Starting at the first line of the data, please print exactly those lines through the one that holds "(0,0) rectangle (25.55,-10.35);", omitting every picture.

● DATA SEGMENT:
^^^^^^^^
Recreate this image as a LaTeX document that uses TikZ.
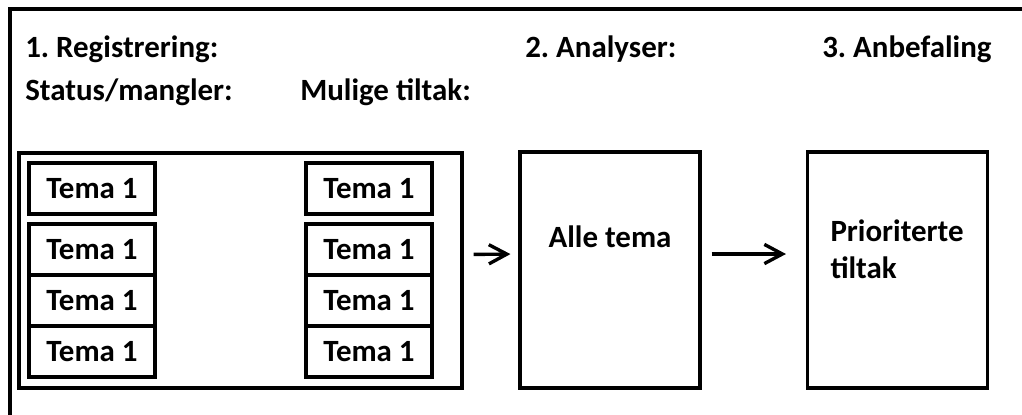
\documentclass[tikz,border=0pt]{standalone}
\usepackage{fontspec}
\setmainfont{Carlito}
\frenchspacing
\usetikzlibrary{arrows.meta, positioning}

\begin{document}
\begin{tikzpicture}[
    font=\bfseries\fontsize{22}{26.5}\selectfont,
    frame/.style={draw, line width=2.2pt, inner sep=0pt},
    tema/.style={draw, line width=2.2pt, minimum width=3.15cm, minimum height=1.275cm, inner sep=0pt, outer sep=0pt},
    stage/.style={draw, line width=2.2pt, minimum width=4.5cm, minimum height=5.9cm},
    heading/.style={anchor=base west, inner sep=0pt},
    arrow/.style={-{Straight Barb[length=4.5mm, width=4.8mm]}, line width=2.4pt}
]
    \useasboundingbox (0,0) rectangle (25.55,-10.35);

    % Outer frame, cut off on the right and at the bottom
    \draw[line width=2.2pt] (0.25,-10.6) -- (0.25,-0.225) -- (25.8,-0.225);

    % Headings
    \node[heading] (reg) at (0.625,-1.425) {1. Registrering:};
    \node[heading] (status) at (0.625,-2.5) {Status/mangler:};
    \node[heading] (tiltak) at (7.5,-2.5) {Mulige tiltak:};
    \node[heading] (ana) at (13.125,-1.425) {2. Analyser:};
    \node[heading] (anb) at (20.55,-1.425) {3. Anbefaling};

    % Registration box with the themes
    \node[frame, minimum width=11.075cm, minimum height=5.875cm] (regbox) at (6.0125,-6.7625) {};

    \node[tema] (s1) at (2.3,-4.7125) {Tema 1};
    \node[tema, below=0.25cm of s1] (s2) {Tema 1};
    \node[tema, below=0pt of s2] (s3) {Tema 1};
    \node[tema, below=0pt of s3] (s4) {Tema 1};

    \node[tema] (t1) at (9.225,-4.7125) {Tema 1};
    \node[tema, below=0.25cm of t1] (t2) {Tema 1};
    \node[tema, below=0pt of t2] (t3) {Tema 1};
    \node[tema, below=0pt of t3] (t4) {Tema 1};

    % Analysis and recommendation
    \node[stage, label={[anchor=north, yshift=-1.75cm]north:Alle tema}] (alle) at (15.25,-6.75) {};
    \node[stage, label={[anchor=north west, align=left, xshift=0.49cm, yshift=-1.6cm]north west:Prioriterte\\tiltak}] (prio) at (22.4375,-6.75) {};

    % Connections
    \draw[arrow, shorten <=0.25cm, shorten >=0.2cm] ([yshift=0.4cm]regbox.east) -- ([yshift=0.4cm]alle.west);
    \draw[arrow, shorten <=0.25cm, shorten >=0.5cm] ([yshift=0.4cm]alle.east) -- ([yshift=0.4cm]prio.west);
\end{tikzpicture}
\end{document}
^^^^^^^^
● RESULT BELOW:
Recreate this image as a LaTeX document that uses TikZ.
\documentclass[tikz,border=0pt]{standalone}
\usepackage{fontspec}
\setmainfont{Carlito}
\frenchspacing
\usetikzlibrary{arrows.meta, positioning}

\begin{document}
\begin{tikzpicture}[
    font=\bfseries\fontsize{22}{26.5}\selectfont,
    frame/.style={draw, line width=2.2pt, inner sep=0pt},
    tema/.style={draw, line width=2.2pt, minimum width=3.15cm, minimum height=1.275cm, inner sep=0pt, outer sep=0pt},
    stage/.style={draw, line width=2.2pt, minimum width=4.5cm, minimum height=5.9cm},
    heading/.style={anchor=base west, inner sep=0pt},
    arrow/.style={-{Straight Barb[length=4.5mm, width=4.8mm]}, line width=2.4pt}
]
    \useasboundingbox (0,0) rectangle (25.55,-10.35);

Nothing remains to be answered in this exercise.